WRITTEN INSTRUCTION. Once the pictures are set aside, transcribe the remaining data exactly.

_ _ _

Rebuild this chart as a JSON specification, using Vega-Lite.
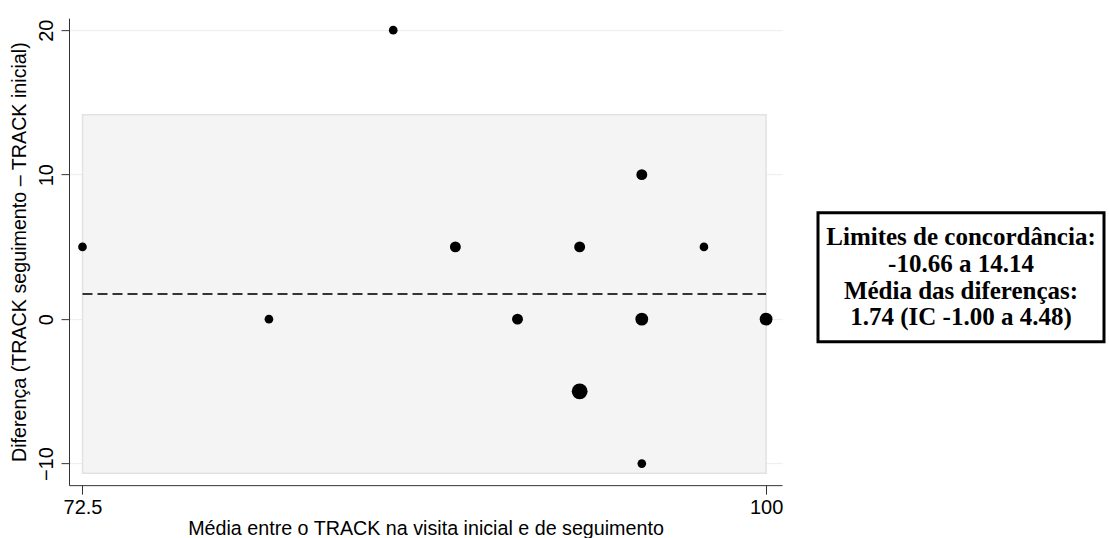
{
  "$schema": "https://vega.github.io/schema/vega-lite/v6.json",
  "background": "white",
  "padding": {"left": 9, "top": 18, "right": 3, "bottom": 2},
  "config": {
    "font": "Liberation Sans",
    "axis": {"labelFont": "Liberation Sans", "titleFont": "Liberation Sans", "labelColor": "black", "titleColor": "black", "titleFontWeight": "normal", "domainColor": "#333333", "tickColor": "#333333", "labelFontSize": 20, "titleFontSize": 19.7}
  },
  "hconcat": [
    {
      "width": 713,
      "height": 467,
      "view": {"stroke": null},
      "layer": [
        {
          "data": {"values": [{"xlo": 72.5, "xhi": 100, "lo": -10.66, "hi": 14.14}]},
          "mark": {"type": "rect", "fill": "#f4f4f4", "stroke": "#e2e2e2", "strokeWidth": 1.5},
          "encoding": {
            "x": {"field": "xlo", "type": "quantitative", "scale": {"domain": [71.957, 100.64], "nice": false, "zero": false}},
            "x2": {"field": "xhi"},
            "y": {"field": "lo", "type": "quantitative", "scale": {"domain": [-11.49, 20.83], "nice": false, "zero": false}},
            "y2": {"field": "hi"}
          }
        },
        {
          "data": {"values": [{"xlo": 72.5, "xhi": 100, "mean": 1.74}]},
          "mark": {"type": "rule", "color": "#333333", "strokeWidth": 2, "strokeDash": [10, 5]},
          "encoding": {
            "x": {"field": "xlo", "type": "quantitative"},
            "x2": {"field": "xhi"},
            "y": {"field": "mean", "type": "quantitative"}
          }
        },
        {
          "data": {"values": [
            {"media": 72.5, "dif": 5, "n": 1},
            {"media": 80, "dif": 0, "n": 1},
            {"media": 85, "dif": 20, "n": 1},
            {"media": 87.5, "dif": 5, "n": 2},
            {"media": 90, "dif": 0, "n": 2},
            {"media": 92.5, "dif": 5, "n": 2},
            {"media": 92.5, "dif": -5, "n": 5},
            {"media": 95, "dif": 10, "n": 2},
            {"media": 95, "dif": 0, "n": 3},
            {"media": 95, "dif": -10, "n": 1},
            {"media": 97.5, "dif": 5, "n": 1},
            {"media": 100, "dif": 0, "n": 3}
          ]},
          "mark": {"type": "circle", "color": "black", "opacity": 1},
          "encoding": {
            "x": {"field": "media", "type": "quantitative",
              "axis": {"values": [72.5, 100], "grid": false, "tickSize": 9, "labelPadding": 3, "title": "Média entre o TRACK na visita inicial e de seguimento", "titlePadding": 1, "format": ".1~f"}},
            "y": {"field": "dif", "type": "quantitative",
              "axis": {"values": [-10, 0, 10, 20], "grid": true, "gridColor": "#e6edf0", "tickSize": 8, "labelAngle": -90, "labelAlign": "center", "labelBaseline": "bottom", "labelPadding": 5, "title": "Diferença (TRACK seguimento – TRACK inicial)", "titlePadding": 7}},
            "size": {"field": "n", "type": "quantitative", "legend": null, "scale": {"domain": [1, 5], "range": [75, 250]}}
          }
        }
      ]
    },
    {
      "width": 286,
      "height": 129,
      "view": {"stroke": "black", "strokeWidth": 3, "fill": "white"},
      "data": {"values": [
        {"linha": 4, "texto": "Limites de concordância:"},
        {"linha": 3, "texto": "-10.66 a 14.14"},
        {"linha": 2, "texto": "Média das diferenças:"},
        {"linha": 1, "texto": "1.74 (IC -1.00 a 4.48)"}
      ]},
      "mark": {"type": "text", "font": "Liberation Serif", "fontWeight": "bold", "fontSize": 25, "color": "black", "baseline": "middle", "align": "center"},
      "encoding": {
        "y": {"field": "linha", "type": "quantitative", "axis": null, "scale": {"domain": [0.07, 4.93], "nice": false, "zero": false}},
        "text": {"field": "texto", "type": "nominal"}
      }
    }
  ],
  "spacing": 33,
  "center": true
}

_ _ _

THE COMPLETED TASK.
Rebuild this chart as a JSON specification, using Vega-Lite.
{
  "$schema": "https://vega.github.io/schema/vega-lite/v6.json",
  "background": "white",
  "padding": {"left": 9, "top": 18, "right": 3, "bottom": 2},
  "config": {
    "font": "Liberation Sans",
    "axis": {"labelFont": "Liberation Sans", "titleFont": "Liberation Sans", "labelColor": "black", "titleColor": "black", "titleFontWeight": "normal", "domainColor": "#333333", "tickColor": "#333333", "labelFontSize": 20, "titleFontSize": 19.7}
  },
  "hconcat": [
    {
      "width": 713,
      "height": 467,
      "view": {"stroke": null},
      "layer": [
        {
          "data": {"values": [{"xlo": 72.5, "xhi": 100, "lo": -10.66, "hi": 14.14}]},
          "mark": {"type": "rect", "fill": "#f4f4f4", "stroke": "#e2e2e2", "strokeWidth": 1.5},
          "encoding": {
            "x": {"field": "xlo", "type": "quantitative", "scale": {"domain": [71.957, 100.64], "nice": false, "zero": false}},
            "x2": {"field": "xhi"},
            "y": {"field": "lo", "type": "quantitative", "scale": {"domain": [-11.49, 20.83], "nice": false, "zero": false}},
            "y2": {"field": "hi"}
          }
        },
        {
          "data": {"values": [{"xlo": 72.5, "xhi": 100, "mean": 1.74}]},
          "mark": {"type": "rule", "color": "#333333", "strokeWidth": 2, "strokeDash": [10, 5]},
          "encoding": {
            "x": {"field": "xlo", "type": "quantitative"},
            "x2": {"field": "xhi"},
            "y": {"field": "mean", "type": "quantitative"}
          }
        },
        {
          "data": {"values": [
            {"media": 72.5, "dif": 5, "n": 1},
            {"media": 80, "dif": 0, "n": 1},
            {"media": 85, "dif": 20, "n": 1},
            {"media": 87.5, "dif": 5, "n": 2},
            {"media": 90, "dif": 0, "n": 2},
            {"media": 92.5, "dif": 5, "n": 2},
            {"media": 92.5, "dif": -5, "n": 5},
            {"media": 95, "dif": 10, "n": 2},
            {"media": 95, "dif": 0, "n": 3},
            {"media": 95, "dif": -10, "n": 1},
            {"media": 97.5, "dif": 5, "n": 1},
            {"media": 100, "dif": 0, "n": 3}
          ]},
          "mark": {"type": "circle", "color": "black", "opacity": 1},
          "encoding": {
            "x": {"field": "media", "type": "quantitative",
              "axis": {"values": [72.5, 100], "grid": false, "tickSize": 9, "labelPadding": 3, "title": "Média entre o TRACK na visita inicial e de seguimento", "titlePadding": 1, "format": ".1~f"}},
            "y": {"field": "dif", "type": "quantitative",
              "axis": {"values": [-10, 0, 10, 20], "grid": true, "gridColor": "#e6edf0", "tickSize": 8, "labelAngle": -90, "labelAlign": "center", "labelBaseline": "bottom", "labelPadding": 5, "title": "Diferença (TRACK seguimento – TRACK inicial)", "titlePadding": 7}},
            "size": {"field": "n", "type": "quantitative", "legend": null, "scale": {"domain": [1, 5], "range": [75, 250]}}
          }
        }
      ]
    },
    {
      "width": 286,
      "height": 129,
      "view": {"stroke": "black", "strokeWidth": 3, "fill": "white"},
      "data": {"values": [
        {"linha": 4, "texto": "Limites de concordância:"},
        {"linha": 3, "texto": "-10.66 a 14.14"},
        {"linha": 2, "texto": "Média das diferenças:"},
        {"linha": 1, "texto": "1.74 (IC -1.00 a 4.48)"}
      ]},
      "mark": {"type": "text", "font": "Liberation Serif", "fontWeight": "bold", "fontSize": 25, "color": "black", "baseline": "middle", "align": "center"},
      "encoding": {
        "y": {"field": "linha", "type": "quantitative", "axis": null, "scale": {"domain": [0.07, 4.93], "nice": false, "zero": false}},
        "text": {"field": "texto", "type": "nominal"}
      }
    }
  ],
  "spacing": 33,
  "center": true
}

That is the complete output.